In April, the interim committee of the IMF agreed to add a new chapter to the Bretton Woods agreement by moving to amend its articles to give it jurisdiction over capital account liberalisation among more than 150 member countries. About 140 have agreed to Article 8 of the IMF, to adhere to current account liberalisation. The IMF economists see a ''logical step" towards capital account liberalisation after countries adopt current account liberalisation. The statement of the interim committee makes clear the importance it sees in the liberalisation of capital movements if the world is to strengthen the globalisation process.

''Private capital flows have become much more important to the international monetary system and an increasingly open and liberal system has proved to be highly beneficial to the world economy. By facilitating the flow of savings to their most productive uses, capital movements increase investment, growth and prosperity," it said.

In his address, Thanong, however, expressed Thailand's cautiousness over unrestricted flows of capital. Thailand is still slightly dizzy with the hangover from the capital flow. Thanong said any capital flow liberalisation must be ''cautious" and ''gradual".

Anwar Ibrahim, the Malaysian finance minister, also noted that measures or mechanisms must be worked out to protect countries from disruption when they liberalise their financial sectors.

He made his point, but unfortunately Malaysia has been too controversial to be taken seriously.

Fischer would argue forcefully the role of the IMF and capital account liberalisation.
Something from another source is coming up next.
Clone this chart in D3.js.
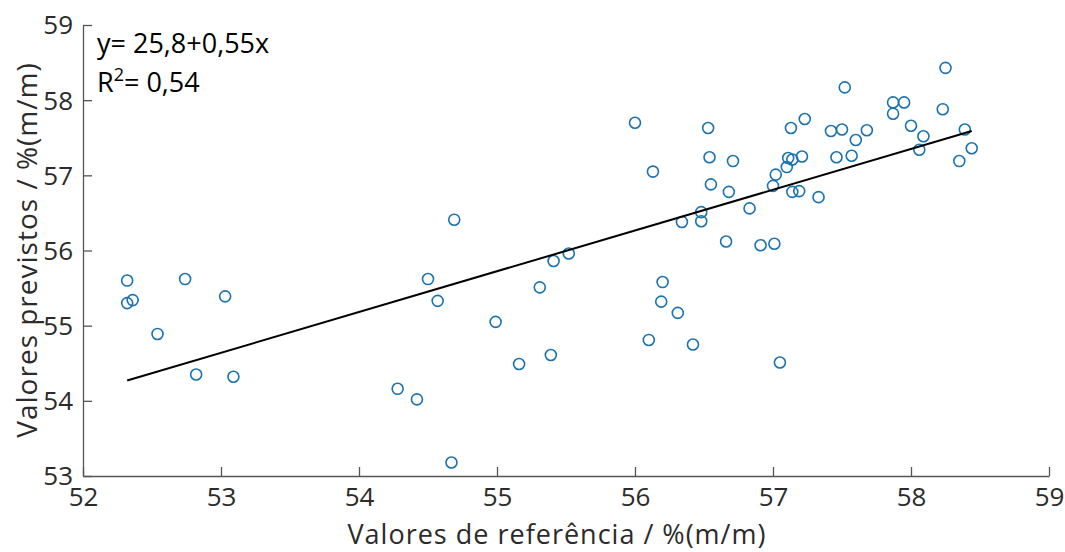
<!DOCTYPE html>
<html><head><meta charset="utf-8">
<script src="https://cdn.jsdelivr.net/npm/d3@7"></script>
<style>body{margin:0;background:#fff}svg{display:block}</style>
</head><body>
<svg id="c" width="1065" height="552"></svg>
<script>
const refValues = [52.32,52.32,52.36,52.54,52.74,52.82,53.03,53.09,54.28,54.42,54.50,54.57,54.69,54.67,54.99,55.16,55.31,55.39,55.41,55.52,56.00,56.10,56.13,56.19,56.20,56.31,56.34,56.42,56.48,56.48,56.53,56.54,56.55,56.66,56.68,56.71,56.83,56.91,57.00,57.01,57.02,57.05,57.10,57.11,57.13,57.14,57.14,57.19,57.21,57.23,57.33,57.42,57.46,57.50,57.52,57.57,57.60,57.68,57.87,57.87,57.95,58.00,58.06,58.09,58.23,58.25,58.35,58.39,58.44];
const predValues = [55.60,55.30,55.34,54.89,55.62,54.35,55.39,54.32,54.16,54.02,55.62,55.33,56.41,53.18,55.05,54.49,55.51,54.61,55.86,55.96,57.70,54.81,57.05,55.32,55.58,55.17,56.38,54.75,56.51,56.39,57.63,57.24,56.88,56.12,56.78,57.19,56.56,56.07,56.86,56.09,57.01,54.51,57.11,57.23,57.63,57.21,56.78,56.79,57.25,57.75,56.71,57.59,57.24,57.61,58.17,57.26,57.47,57.60,57.97,57.82,57.97,57.66,57.34,57.52,57.88,58.43,57.19,57.61,57.36];
const fitX = [52.32, 58.44];
const fitY = [54.27, 57.59];
const xTicks = [52,53,54,55,56,57,58,59];
const yTicks = [53,54,55,56,57,58,59];
const equationText = "y= 25,8+0,55x";
const r2Value = "0,54";
const xLabel = "Valores de referência / %(m/m)";
const yLabel = "Valores previstos / %(m/m)";

const font = "'Open Sans', sans-serif";
const svg = d3.select("#c");
const x = d3.scaleLinear().domain([52,59]).range([83,1049]);
const y = d3.scaleLinear().domain([53,59]).range([476,25]);
const axisColor = "#555";
const textColor = "#2b2b2b";

const gx = svg.append("g").attr("transform","translate(0,476)")
  .call(d3.axisBottom(x).tickValues(xTicks).tickFormat(d3.format("d")).tickSizeInner(-9).tickSizeOuter(0).tickPadding(12));
const gy = svg.append("g").attr("transform","translate(83,0)")
  .call(d3.axisLeft(y).tickValues(yTicks).tickFormat(d3.format("d")).tickSizeInner(-9).tickSizeOuter(0).tickPadding(10));
[gx,gy].forEach(g=>{
  g.select(".domain").attr("stroke",axisColor).attr("stroke-width",1.3);
  g.selectAll(".tick line").attr("stroke",axisColor).attr("stroke-width",1.3);
  g.selectAll(".tick text").attr("fill",textColor).style("font-family",font).style("font-size","26px");
});
gx.selectAll(".tick text").attr("dy","0.71em");
gy.selectAll(".tick text").attr("dy","0.34em");

svg.append("text").attr("x",557).attr("y",544).attr("text-anchor","middle")
  .attr("fill",textColor).style("font-family",font).style("font-size","27px").style("letter-spacing","1px").text(xLabel);
svg.append("text").attr("transform","translate(37,250) rotate(-90)").attr("text-anchor","middle")
  .attr("fill",textColor).style("font-family",font).style("font-size","28px").style("letter-spacing","1px").text(yLabel);

svg.append("g").selectAll("circle").data(refValues.map((v,i)=>[v,predValues[i]])).join("circle")
  .attr("cx",d=>x(d[0])).attr("cy",d=>y(d[1])).attr("r",5.5)
  .attr("fill","none").attr("stroke","#1a72b0").attr("stroke-width",1.6);

svg.append("path").datum(fitX.map((v,i)=>[v,fitY[i]]))
  .attr("d",d3.line().x(d=>x(d[0])).y(d=>y(d[1])))
  .attr("stroke","#000").attr("stroke-width",2).attr("fill","none");

svg.append("text").attr("x",97).attr("y",53).attr("fill","#000")
  .style("font-family",font).style("font-size","27px").text(equationText);
const r2 = svg.append("text").attr("x",97).attr("y",92).attr("fill","#000")
  .style("font-family",font).style("font-size","27px");
r2.append("tspan").text("R");
r2.append("tspan").attr("dy",-11).style("font-size","18px").text("2");
r2.append("tspan").attr("dy",11).text("= " + r2Value);
</script>
</body></html>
Three benefits would stand out:

First, the benefits of liberalising the capital account outweigh the potential costs.

Second, countries need to prepare well for capital account liberalisation because economic policies and institutions, particularly the financial system, need to be adapted to operate in a world of liberalised capital markets.

Third, an amendment to the IMF's articles of agreement is the best way of ensuring that capital account liberalisation is carried out in an orderly, non-disruptive way that minimises the risks premature liberalisation could pose for an economy and its policy makers.